## [GIVEN EXERCISE]
Quote all of the data exactly as given. Skip every picture it contains.

## [TASK MATERIAL]
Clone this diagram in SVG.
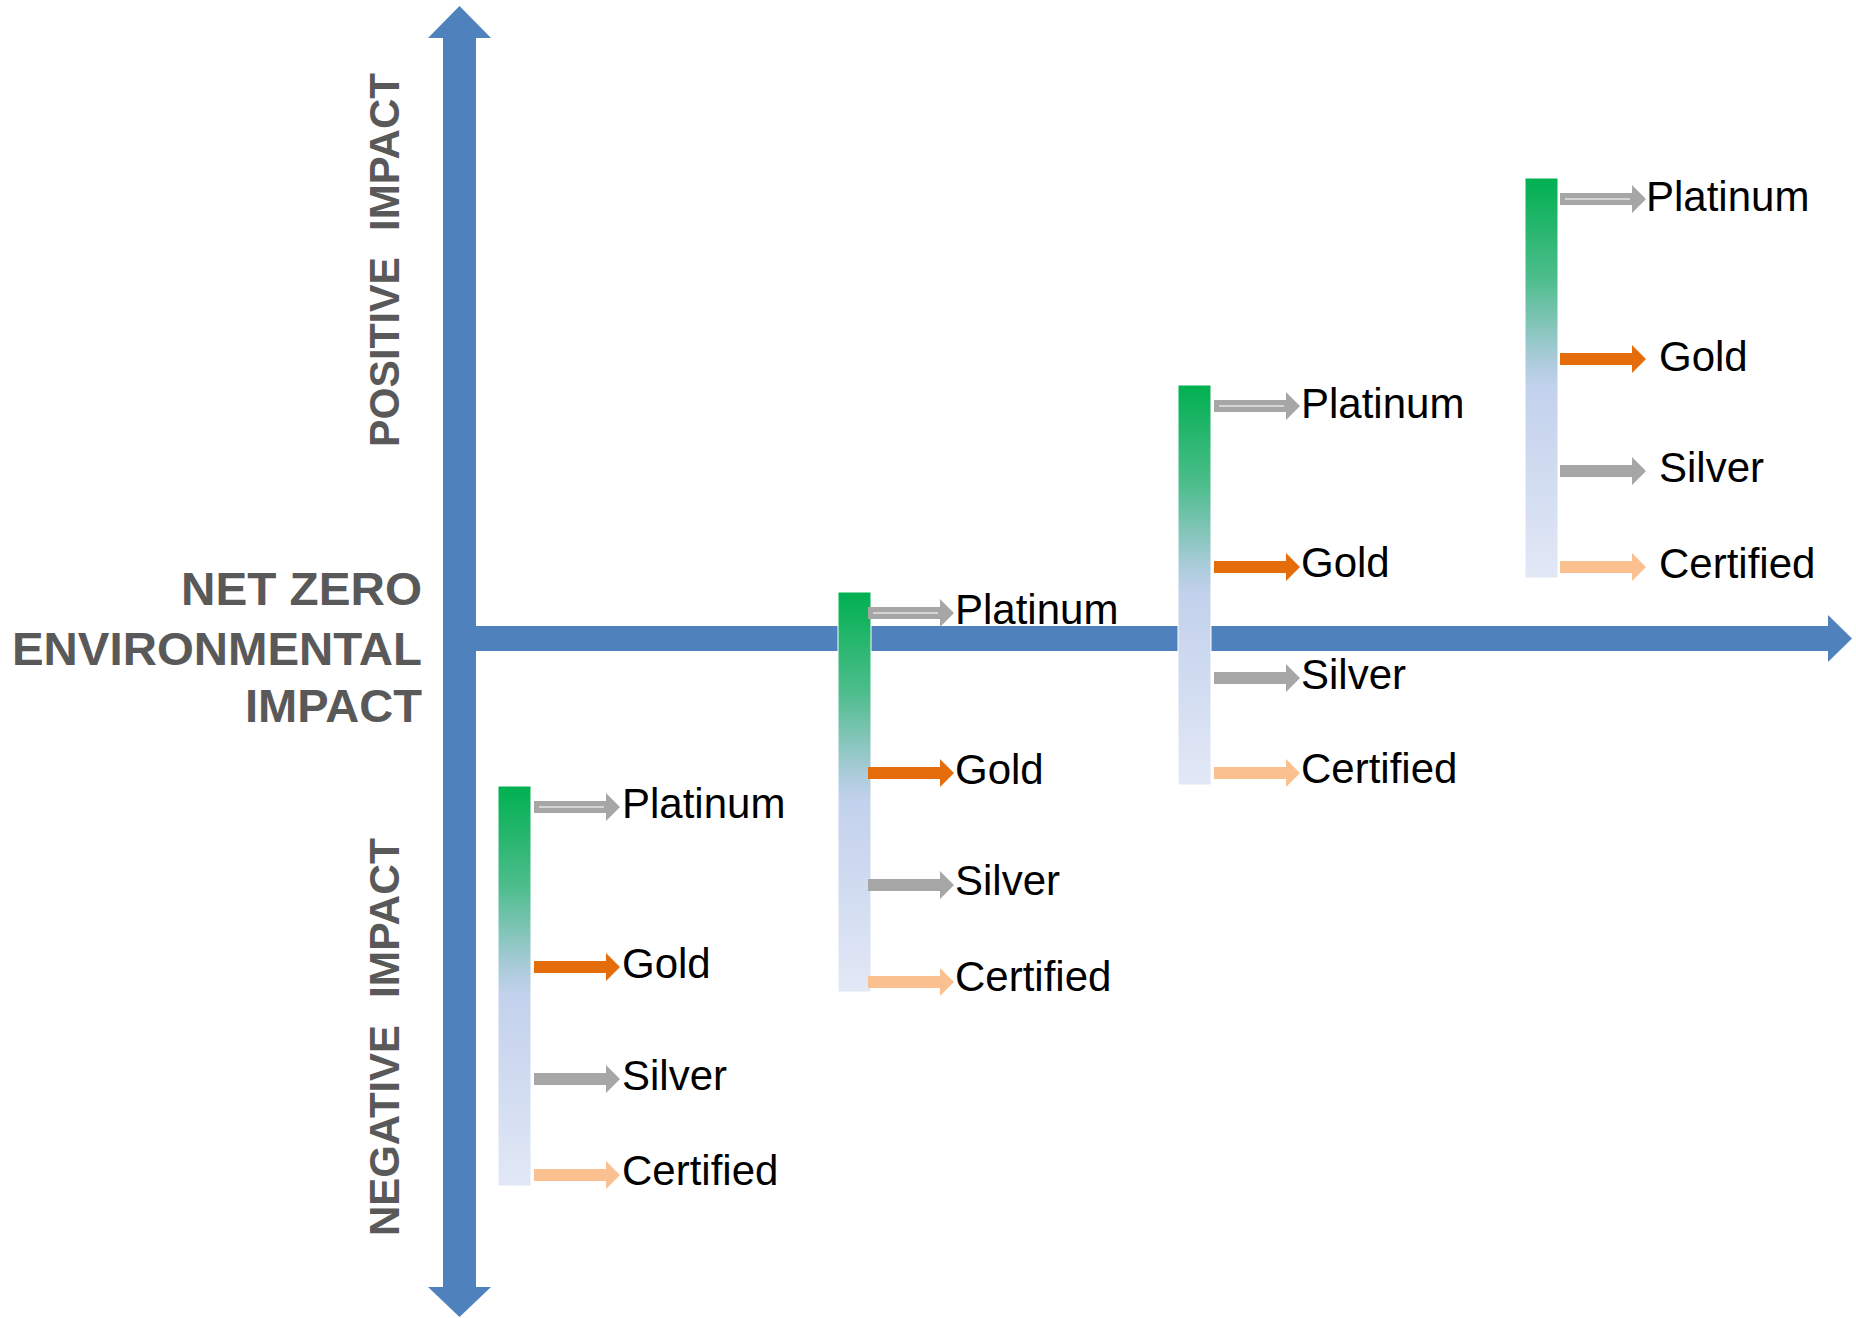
<svg xmlns="http://www.w3.org/2000/svg" width="1856" height="1318" viewBox="0 0 1856 1318">
<style>
.axis{fill:#4f81bd}
.bar{fill:url(#g);stroke:#ffffff;stroke-width:1}
.plat{fill:#a6a6a6}
.pin{stroke:#d4d4d4;stroke-width:2}
.gold{fill:#e46c0a}
.silv{fill:#a6a6a6}
.cert{fill:#fac090}
.lbl{font-family:"Liberation Sans",Arial,sans-serif;font-size:42px;fill:#000}
.ax{font-family:"Liberation Sans",Arial,sans-serif;font-weight:bold;fill:#595959}
</style>
<defs>
<linearGradient id="g" x1="0" y1="0" x2="0" y2="1">
<stop offset="0" stop-color="#00b050"/>
<stop offset="0.25" stop-color="#4dbd8c"/>
<stop offset="0.45" stop-color="#a9cbd9"/>
<stop offset="0.52" stop-color="#c2d1ec"/>
<stop offset="1" stop-color="#e2e8f6"/>
</linearGradient>
<path id="arr" d="M0,-6 H72 V-14 L86,0 L72,14 V6 H0 Z"/>
</defs>
<rect width="1856" height="1318" fill="#fff"/>
<g id="connectors">
<rect class="axis" x="443" y="37" width="33" height="1251"/>
<polygon class="axis" points="428,38 459.5,6 491,38"/>
<polygon class="axis" points="428,1287 459.5,1317 491,1287"/>
<rect class="axis" x="476" y="626" width="1353" height="25"/>
<polygon class="axis" points="1828,615 1852,638.5 1828,662"/>
</g>
<g id="labels">
<text class="ax" font-size="46" x="181" y="605" textLength="241" lengthAdjust="spacingAndGlyphs">NET ZERO</text>
<text class="ax" font-size="46" x="12" y="665" textLength="410" lengthAdjust="spacingAndGlyphs">ENVIRONMENTAL</text>
<text class="ax" font-size="46" x="245" y="722" textLength="177" lengthAdjust="spacingAndGlyphs">IMPACT</text>
<g transform="translate(399,0) rotate(-90)">
<text class="ax" font-size="42" x="-447" y="0" textLength="190" lengthAdjust="spacingAndGlyphs">POSITIVE</text>
<text class="ax" font-size="42" x="-231" y="0" textLength="158" lengthAdjust="spacingAndGlyphs">IMPACT</text>
<text class="ax" font-size="42" x="-1236" y="0" textLength="211" lengthAdjust="spacingAndGlyphs">NEGATIVE</text>
<text class="ax" font-size="42" x="-998" y="0" textLength="160" lengthAdjust="spacingAndGlyphs">IMPACT</text>
</g>
</g>
<g id="node1">
<rect class="bar" x="498" y="786" width="33" height="400"/>
<use href="#arr" class="plat" x="534" y="807"/>
<line class="pin" x1="539" y1="807" x2="604" y2="807"/>
<use href="#arr" class="gold" x="534" y="967"/>
<use href="#arr" class="silv" x="534" y="1079"/>
<use href="#arr" class="cert" x="534" y="1175"/>
<text class="lbl" x="622" y="818">Platinum</text>
<text class="lbl" x="622" y="978">Gold</text>
<text class="lbl" x="622" y="1090">Silver</text>
<text class="lbl" x="622" y="1185">Certified</text>
</g>
<g id="node2">
<rect class="bar" x="838" y="592" width="33" height="400"/>
<use href="#arr" class="plat" x="868" y="613"/>
<line class="pin" x1="873" y1="613" x2="938" y2="613"/>
<use href="#arr" class="gold" x="868" y="773"/>
<use href="#arr" class="silv" x="868" y="885"/>
<use href="#arr" class="cert" x="868" y="982"/>
<text class="lbl" x="955" y="624">Platinum</text>
<text class="lbl" x="955" y="784">Gold</text>
<text class="lbl" x="955" y="895">Silver</text>
<text class="lbl" x="955" y="991">Certified</text>
</g>
<g id="node3">
<rect class="bar" x="1178" y="385" width="33" height="400"/>
<use href="#arr" class="plat" x="1214" y="406"/>
<line class="pin" x1="1219" y1="406" x2="1284" y2="406"/>
<use href="#arr" class="gold" x="1214" y="567"/>
<use href="#arr" class="silv" x="1214" y="678"/>
<use href="#arr" class="cert" x="1214" y="773"/>
<text class="lbl" x="1301" y="418">Platinum</text>
<text class="lbl" x="1301" y="577">Gold</text>
<text class="lbl" x="1301" y="689">Silver</text>
<text class="lbl" x="1301" y="783">Certified</text>
</g>
<g id="node4">
<rect class="bar" x="1525" y="178" width="33" height="400"/>
<use href="#arr" class="plat" x="1560" y="199"/>
<line class="pin" x1="1565" y1="199" x2="1630" y2="199"/>
<use href="#arr" class="gold" x="1560" y="359"/>
<use href="#arr" class="silv" x="1560" y="471"/>
<use href="#arr" class="cert" x="1560" y="567"/>
<text class="lbl" x="1646" y="211">Platinum</text>
<text class="lbl" x="1659" y="371">Gold</text>
<text class="lbl" x="1659" y="482">Silver</text>
<text class="lbl" x="1659" y="578">Certified</text>
</g>
</svg>
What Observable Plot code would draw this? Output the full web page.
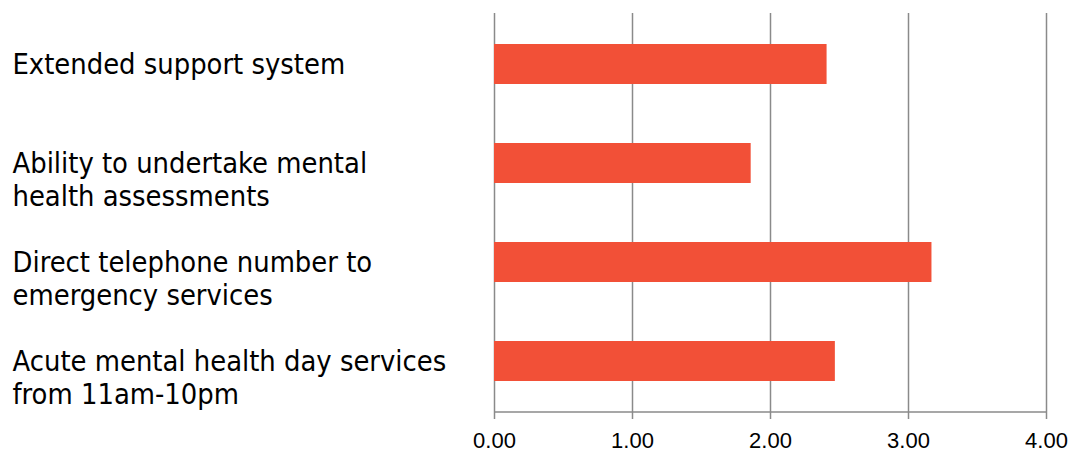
<!DOCTYPE html>
<html>
<head>
<meta charset="utf-8">
<script src="https://cdn.jsdelivr.net/npm/d3@7"></script>
<script src="https://cdn.jsdelivr.net/npm/@observablehq/plot@0.6"></script>
<style>
  html, body { margin: 0; padding: 0; background: #fff; }
</style>
</head>
<body>
<div id="chart"></div>
<script>
const categories = [
  "Extended support system",
  "Ability to undertake mental\nhealth assessments",
  "Direct telephone number to\nemergency services",
  "Acute mental health day services\nfrom 11am-10pm"
];
const values = [2.41, 1.86, 3.17, 2.47];
const xTicks = [0, 1, 2, 3, 4];

const data = categories.map((c, i) => ({category: c, value: values[i]}));

const gray = "#8a8a8a";

// baseline of the x axis, drawn from the x scale and frame dimensions
function axisLine(index, scales, values, dimensions) {
  const {height, marginBottom} = dimensions;
  const y = height - marginBottom;
  const line = document.createElementNS("http://www.w3.org/2000/svg", "line");
  line.setAttribute("x1", scales.x(xTicks[0]));
  line.setAttribute("x2", scales.x(xTicks[xTicks.length - 1]));
  line.setAttribute("y1", y);
  line.setAttribute("y2", y);
  line.setAttribute("stroke", gray);
  line.setAttribute("stroke-width", 1.5);
  return line;
}

const chart = Plot.plot({
  width: 1073,
  height: 455,
  marginLeft: 494,
  marginRight: 27,
  marginTop: 13,
  marginBottom: 43,
  style: {background: "#fff"},
  x: {domain: [0, 4], axis: null},
  y: {domain: categories, paddingInner: 0.6, paddingOuter: 0.3, axis: null},
  marks: [
    Plot.gridX(xTicks, {stroke: gray, strokeOpacity: 1, strokeWidth: 1.5}),
    axisLine,
    Plot.axisX(xTicks, {
      tickSize: 7, tickPadding: 13, stroke: gray, strokeWidth: 1.5,
      tickFormat: d => d.toFixed(2), fontSize: 22, fill: "#000",
      fontFamily: "Liberation Sans", label: null
    }),
    Plot.barX(data, {x: "value", y: "category", fill: "#F25037"}),
    Plot.text(data, {
      y: "category", text: "category", frameAnchor: "left", dx: -482,
      textAnchor: "start", lineAnchor: "top", dy: -13.5, lineHeight: 1.13,
      fontSize: 28.8, fill: "#000", fontFamily: "DejaVu Sans Condensed"
    })
  ]
});
document.getElementById("chart").appendChild(chart);
</script>
</body>
</html>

## [FULL ANSWER]
Clone this diagram in SVG.
<svg xmlns="http://www.w3.org/2000/svg" width="1856" height="1318" viewBox="0 0 1856 1318">
<style>
.axis{fill:#4f81bd}
.bar{fill:url(#g);stroke:#ffffff;stroke-width:1}
.plat{fill:#a6a6a6}
.pin{stroke:#d4d4d4;stroke-width:2}
.gold{fill:#e46c0a}
.silv{fill:#a6a6a6}
.cert{fill:#fac090}
.lbl{font-family:"Liberation Sans",Arial,sans-serif;font-size:42px;fill:#000}
.ax{font-family:"Liberation Sans",Arial,sans-serif;font-weight:bold;fill:#595959}
</style>
<defs>
<linearGradient id="g" x1="0" y1="0" x2="0" y2="1">
<stop offset="0" stop-color="#00b050"/>
<stop offset="0.25" stop-color="#4dbd8c"/>
<stop offset="0.45" stop-color="#a9cbd9"/>
<stop offset="0.52" stop-color="#c2d1ec"/>
<stop offset="1" stop-color="#e2e8f6"/>
</linearGradient>
<path id="arr" d="M0,-6 H72 V-14 L86,0 L72,14 V6 H0 Z"/>
</defs>
<rect width="1856" height="1318" fill="#fff"/>
<g id="connectors">
<rect class="axis" x="443" y="37" width="33" height="1251"/>
<polygon class="axis" points="428,38 459.5,6 491,38"/>
<polygon class="axis" points="428,1287 459.5,1317 491,1287"/>
<rect class="axis" x="476" y="626" width="1353" height="25"/>
<polygon class="axis" points="1828,615 1852,638.5 1828,662"/>
</g>
<g id="labels">
<text class="ax" font-size="46" x="181" y="605" textLength="241" lengthAdjust="spacingAndGlyphs">NET ZERO</text>
<text class="ax" font-size="46" x="12" y="665" textLength="410" lengthAdjust="spacingAndGlyphs">ENVIRONMENTAL</text>
<text class="ax" font-size="46" x="245" y="722" textLength="177" lengthAdjust="spacingAndGlyphs">IMPACT</text>
<g transform="translate(399,0) rotate(-90)">
<text class="ax" font-size="42" x="-447" y="0" textLength="190" lengthAdjust="spacingAndGlyphs">POSITIVE</text>
<text class="ax" font-size="42" x="-231" y="0" textLength="158" lengthAdjust="spacingAndGlyphs">IMPACT</text>
<text class="ax" font-size="42" x="-1236" y="0" textLength="211" lengthAdjust="spacingAndGlyphs">NEGATIVE</text>
<text class="ax" font-size="42" x="-998" y="0" textLength="160" lengthAdjust="spacingAndGlyphs">IMPACT</text>
</g>
</g>
<g id="node1">
<rect class="bar" x="498" y="786" width="33" height="400"/>
<use href="#arr" class="plat" x="534" y="807"/>
<line class="pin" x1="539" y1="807" x2="604" y2="807"/>
<use href="#arr" class="gold" x="534" y="967"/>
<use href="#arr" class="silv" x="534" y="1079"/>
<use href="#arr" class="cert" x="534" y="1175"/>
<text class="lbl" x="622" y="818">Platinum</text>
<text class="lbl" x="622" y="978">Gold</text>
<text class="lbl" x="622" y="1090">Silver</text>
<text class="lbl" x="622" y="1185">Certified</text>
</g>
<g id="node2">
<rect class="bar" x="838" y="592" width="33" height="400"/>
<use href="#arr" class="plat" x="868" y="613"/>
<line class="pin" x1="873" y1="613" x2="938" y2="613"/>
<use href="#arr" class="gold" x="868" y="773"/>
<use href="#arr" class="silv" x="868" y="885"/>
<use href="#arr" class="cert" x="868" y="982"/>
<text class="lbl" x="955" y="624">Platinum</text>
<text class="lbl" x="955" y="784">Gold</text>
<text class="lbl" x="955" y="895">Silver</text>
<text class="lbl" x="955" y="991">Certified</text>
</g>
<g id="node3">
<rect class="bar" x="1178" y="385" width="33" height="400"/>
<use href="#arr" class="plat" x="1214" y="406"/>
<line class="pin" x1="1219" y1="406" x2="1284" y2="406"/>
<use href="#arr" class="gold" x="1214" y="567"/>
<use href="#arr" class="silv" x="1214" y="678"/>
<use href="#arr" class="cert" x="1214" y="773"/>
<text class="lbl" x="1301" y="418">Platinum</text>
<text class="lbl" x="1301" y="577">Gold</text>
<text class="lbl" x="1301" y="689">Silver</text>
<text class="lbl" x="1301" y="783">Certified</text>
</g>
<g id="node4">
<rect class="bar" x="1525" y="178" width="33" height="400"/>
<use href="#arr" class="plat" x="1560" y="199"/>
<line class="pin" x1="1565" y1="199" x2="1630" y2="199"/>
<use href="#arr" class="gold" x="1560" y="359"/>
<use href="#arr" class="silv" x="1560" y="471"/>
<use href="#arr" class="cert" x="1560" y="567"/>
<text class="lbl" x="1646" y="211">Platinum</text>
<text class="lbl" x="1659" y="371">Gold</text>
<text class="lbl" x="1659" y="482">Silver</text>
<text class="lbl" x="1659" y="578">Certified</text>
</g>
</svg>
What Observable Plot code would draw this? Output the full web page.
<!DOCTYPE html>
<html>
<head>
<meta charset="utf-8">
<script src="https://cdn.jsdelivr.net/npm/d3@7"></script>
<script src="https://cdn.jsdelivr.net/npm/@observablehq/plot@0.6"></script>
<style>
  html, body { margin: 0; padding: 0; background: #fff; }
</style>
</head>
<body>
<div id="chart"></div>
<script>
const categories = [
  "Extended support system",
  "Ability to undertake mental\nhealth assessments",
  "Direct telephone number to\nemergency services",
  "Acute mental health day services\nfrom 11am-10pm"
];
const values = [2.41, 1.86, 3.17, 2.47];
const xTicks = [0, 1, 2, 3, 4];

const data = categories.map((c, i) => ({category: c, value: values[i]}));

const gray = "#8a8a8a";

// baseline of the x axis, drawn from the x scale and frame dimensions
function axisLine(index, scales, values, dimensions) {
  const {height, marginBottom} = dimensions;
  const y = height - marginBottom;
  const line = document.createElementNS("http://www.w3.org/2000/svg", "line");
  line.setAttribute("x1", scales.x(xTicks[0]));
  line.setAttribute("x2", scales.x(xTicks[xTicks.length - 1]));
  line.setAttribute("y1", y);
  line.setAttribute("y2", y);
  line.setAttribute("stroke", gray);
  line.setAttribute("stroke-width", 1.5);
  return line;
}

const chart = Plot.plot({
  width: 1073,
  height: 455,
  marginLeft: 494,
  marginRight: 27,
  marginTop: 13,
  marginBottom: 43,
  style: {background: "#fff"},
  x: {domain: [0, 4], axis: null},
  y: {domain: categories, paddingInner: 0.6, paddingOuter: 0.3, axis: null},
  marks: [
    Plot.gridX(xTicks, {stroke: gray, strokeOpacity: 1, strokeWidth: 1.5}),
    axisLine,
    Plot.axisX(xTicks, {
      tickSize: 7, tickPadding: 13, stroke: gray, strokeWidth: 1.5,
      tickFormat: d => d.toFixed(2), fontSize: 22, fill: "#000",
      fontFamily: "Liberation Sans", label: null
    }),
    Plot.barX(data, {x: "value", y: "category", fill: "#F25037"}),
    Plot.text(data, {
      y: "category", text: "category", frameAnchor: "left", dx: -482,
      textAnchor: "start", lineAnchor: "top", dy: -13.5, lineHeight: 1.13,
      fontSize: 28.8, fill: "#000", fontFamily: "DejaVu Sans Condensed"
    })
  ]
});
document.getElementById("chart").appendChild(chart);
</script>
</body>
</html>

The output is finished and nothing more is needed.